In the lines below, output everything from the first line through the line containing "235000, 216000, 225000, 242000, 250000, 250000, 208000, 272000];" exactly as it is. Pictures are not part of the output.

▶ [Information shown]:
begin

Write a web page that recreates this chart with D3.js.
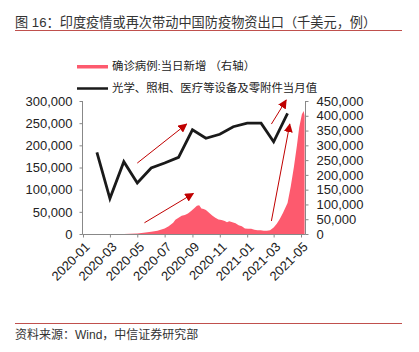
<!DOCTYPE html>
<html>
<head>
<meta charset="utf-8">
<script src="https://cdn.jsdelivr.net/npm/d3@7"></script>
<style>
  body { margin: 0; background: #fff; }
  svg text { font-family: "Liberation Sans", Arial, "Noto Sans CJK SC", sans-serif; }
</style>
</head>
<body>
<div id="chart"></div>
<script>
// monthly export value (thousand USD), left axis
const exportMonths = ["2020-02", "2020-03", "2020-04", "2020-05", "2020-06", "2020-07", "2020-08",
    "2020-09", "2020-10", "2020-11", "2020-12", "2021-01", "2021-02", "2021-03", "2021-04"];
const exportValues = [184000, 80000, 163000, 115000, 149000, 160000, 173000,
    235000, 216000, 225000, 242000, 250000, 250000, 208000, 272000];

// India daily new confirmed cases, right axis
const caseDates = ["2020-01-01", "2020-03-01", "2020-03-20", "2020-04-01", "2020-04-15", "2020-05-01",
    "2020-05-15", "2020-06-01", "2020-06-15", "2020-07-01", "2020-07-10", "2020-07-20", "2020-07-25",
    "2020-08-01", "2020-08-08", "2020-08-15", "2020-08-22", "2020-08-29", "2020-09-05", "2020-09-11",
    "2020-09-16", "2020-09-21", "2020-09-26", "2020-10-01", "2020-10-08", "2020-10-15", "2020-10-22",
    "2020-10-29", "2020-11-05", "2020-11-12", "2020-11-17", "2020-11-22", "2020-11-29", "2020-12-06",
    "2020-12-13", "2020-12-20", "2020-12-27", "2021-01-03", "2021-01-10", "2021-01-17", "2021-01-24",
    "2021-01-31", "2021-02-07", "2021-02-14", "2021-02-21", "2021-03-01", "2021-03-08", "2021-03-15",
    "2021-03-22", "2021-04-01", "2021-04-08", "2021-04-15", "2021-04-22", "2021-04-27", "2021-05-03",
    "2021-05-07", "2021-05-09"];
const caseValues = [0, 0, 50, 400, 1000, 2000,
    3900, 8000, 11000, 18500, 26000, 38000, 48000,
    55000, 62000, 64000, 69000, 78000, 87000, 96000,
    97000, 86000, 85000, 81000, 72000, 63000, 55000,
    49000, 47000, 44000, 40000, 43000, 40000, 36000,
    30000, 26000, 19000, 18000, 18000, 14000, 13000,
    13000, 11000, 11000, 13000, 22000, 35000, 52000,
    72000, 105000, 160000, 225000, 300000, 360000, 405000,
    416000, 400000];

// axis ticks
const xTickLabels = ["2020-01", "2020-03", "2020-05", "2020-07", "2020-09", "2020-11", "2021-01", "2021-03", "2021-05"];
const leftTicks = [0, 50000, 100000, 150000, 200000, 250000, 300000];
const rightTicks = [0, 50000, 100000, 150000, 200000, 250000, 300000, 350000, 400000, 450000];

// red annotation arrows: [startDate, startValue, axis] -> [endDate, endValue]
const arrowStarts = [["2020-05-01", 160000, "left"], ["2020-05-17", 38000, "right"], ["2021-02-24", 248000, "left"], ["2021-02-24", 44000, "right"]];
const arrowEnds = [["2020-08-19", 248000], ["2020-09-03", 137000], ["2021-03-29", 302000], ["2021-04-06", 372000]];

function comboChart() {
    const W = 419, H = 352;
    const plot = { left: 83, right: 305, top: 101, bottom: 234 };
    const parse = d3.timeParse("%Y-%m-%d");
    const parseMonth = d3.timeParse("%Y-%m");

    const svg = d3.select("#chart")
        .append("svg")
        .attr("width", W)
        .attr("height", H);

    // title + rules
    svg.append("text")
        .attr("x", 15).attr("y", 27)
        .style("font-size", "13.2px").style("fill", "#333")
        .text("图 16：印度疫情或再次带动中国防疫物资出口（千美元，例）");
    svg.append("line")
        .attr("x1", 15).attr("x2", 402).attr("y1", 30.5).attr("y2", 30.5)
        .style("stroke", "#c0504d").style("stroke-width", 1);
    svg.append("line")
        .attr("x1", 15).attr("x2", 402).attr("y1", 323.5).attr("y2", 323.5)
        .style("stroke", "#c0504d").style("stroke-width", 1);
    svg.append("text")
        .attr("x", 15).attr("y", 339)
        .style("font-size", "12px").style("fill", "#333")
        .text("资料来源：Wind，中信证券研究部");

    // scales
    const xScale = d3.scaleTime()
        .domain([parseMonth("2020-01"), parseMonth("2021-05")])
        .range([plot.left, 301]);
    const yLeft = d3.scaleLinear().domain([0, 300000]).range([plot.bottom, plot.top]);
    const yRight = d3.scaleLinear().domain([0, 450000]).range([plot.bottom, plot.top]);
    const fmt = d3.format(",");

    const cases = caseDates.map((d, i) => ({ date: parse(d), v: caseValues[i] }));
    const exports = exportMonths.map((m, i) => ({ date: parseMonth(m), v: exportValues[i] }));

    // cases area
    svg.append("path")
        .datum(cases)
        .attr("d", d3.area()
            .x(d => xScale(d.date))
            .y0(yRight(0))
            .y1(d => yRight(d.v)))
        .style("fill", "#fd5a6e");

    // export line
    svg.append("path")
        .datum(exports)
        .attr("d", d3.line()
            .x(d => xScale(d.date))
            .y(d => yLeft(d.v)))
        .style("fill", "none")
        .style("stroke", "#1a1a1a")
        .style("stroke-width", 2.8)
        .style("stroke-linejoin", "miter");

    // arrows
    svg.append("defs").append("marker")
        .attr("id", "arrowHead")
        .attr("viewBox", "0 0 10 10")
        .attr("refX", 9).attr("refY", 5)
        .attr("markerWidth", 9).attr("markerHeight", 9)
        .attr("markerUnits", "userSpaceOnUse")
        .attr("orient", "auto")
        .append("path")
        .attr("d", "M0,0 L10,5 L0,10 Z")
        .style("fill", "#c00000");

    svg.append("g")
        .selectAll("line")
        .data(arrowStarts.map((s, i) => ({ s, e: arrowEnds[i] })))
        .join("line")
        .attr("x1", d => xScale(parse(d.s[0])))
        .attr("y1", d => (d.s[2] === "left" ? yLeft : yRight)(d.s[1]))
        .attr("x2", d => xScale(parse(d.e[0])))
        .attr("y2", d => (d.s[2] === "left" ? yLeft : yRight)(d.e[1]))
        .style("stroke", "#c00000")
        .style("stroke-width", 1)
        .attr("marker-end", "url(#arrowHead)");

    // axes
    const axisColor = "#888";
    const styleAxis = g => {
        g.selectAll(".domain").remove();
        g.selectAll("line").style("stroke", axisColor);
        g.selectAll("text").style("font-size", "13px").style("fill", "#222");
    };

    svg.append("g")
        .attr("transform", `translate(${plot.left - 0.5},0)`)
        .call(d3.axisLeft(yLeft).tickValues(leftTicks).tickSize(3).tickPadding(7).tickFormat(fmt))
        .call(styleAxis);

    svg.append("g")
        .attr("transform", `translate(${plot.right + 0.5},0)`)
        .call(d3.axisRight(yRight).tickValues(rightTicks).tickSize(3).tickPadding(8).tickFormat(fmt))
        .call(styleAxis);

    const xAxis = svg.append("g")
        .attr("transform", `translate(0,${plot.bottom + 0.5})`)
        .call(d3.axisBottom(xScale)
            .tickValues(xTickLabels.map(parseMonth))
            .tickSize(3)
            .tickFormat(d3.timeFormat("%Y-%m")))
        .call(styleAxis);
    xAxis.selectAll("text")
        .attr("x", 0).attr("y", 0).attr("dy", "0.35em")
        .attr("text-anchor", "end")
        .attr("transform", "translate(4,10) rotate(-45)");

    // axis lines
    svg.append("line")
        .attr("x1", plot.left - 0.5).attr("x2", plot.left - 0.5)
        .attr("y1", plot.top).attr("y2", plot.bottom + 0.5)
        .style("stroke", axisColor);
    svg.append("line")
        .attr("x1", plot.right + 0.5).attr("x2", plot.right + 0.5)
        .attr("y1", plot.top).attr("y2", plot.bottom + 0.5)
        .style("stroke", axisColor);
    svg.append("line")
        .attr("x1", plot.left - 0.5).attr("x2", plot.right + 0.5)
        .attr("y1", plot.bottom + 0.5).attr("y2", plot.bottom + 0.5)
        .style("stroke", axisColor);

    // legend
    const legend = svg.append("g");
    legend.append("rect")
        .attr("x", 77).attr("y", 65).attr("width", 31).attr("height", 3.5)
        .style("fill", "#fd5a6e");
    legend.append("text")
        .attr("x", 112).attr("y", 66.5).attr("dy", "0.35em")
        .style("font-size", "11.4px").style("fill", "#222")
        .text("确诊病例:当日新增 （右轴）");
    legend.append("line")
        .attr("x1", 77).attr("x2", 108).attr("y1", 88.5).attr("y2", 88.5)
        .style("stroke", "#1a1a1a").style("stroke-width", 2.5);
    legend.append("text")
        .attr("x", 112).attr("y", 88.5).attr("dy", "0.35em")
        .style("font-size", "11.4px").style("fill", "#222")
        .text("光学、照相、医疗等设备及零附件当月值");
}

comboChart();
</script>
</body>
</html>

end

▶ [Exercise solution]:
Write a web page that recreates this chart with D3.js.
<!DOCTYPE html>
<html>
<head>
<meta charset="utf-8">
<script src="https://cdn.jsdelivr.net/npm/d3@7"></script>
<style>
  body { margin: 0; background: #fff; }
  svg text { font-family: "Liberation Sans", Arial, "Noto Sans CJK SC", sans-serif; }
</style>
</head>
<body>
<div id="chart"></div>
<script>
// monthly export value (thousand USD), left axis
const exportMonths = ["2020-02", "2020-03", "2020-04", "2020-05", "2020-06", "2020-07", "2020-08",
    "2020-09", "2020-10", "2020-11", "2020-12", "2021-01", "2021-02", "2021-03", "2021-04"];
const exportValues = [184000, 80000, 163000, 115000, 149000, 160000, 173000,
    235000, 216000, 225000, 242000, 250000, 250000, 208000, 272000];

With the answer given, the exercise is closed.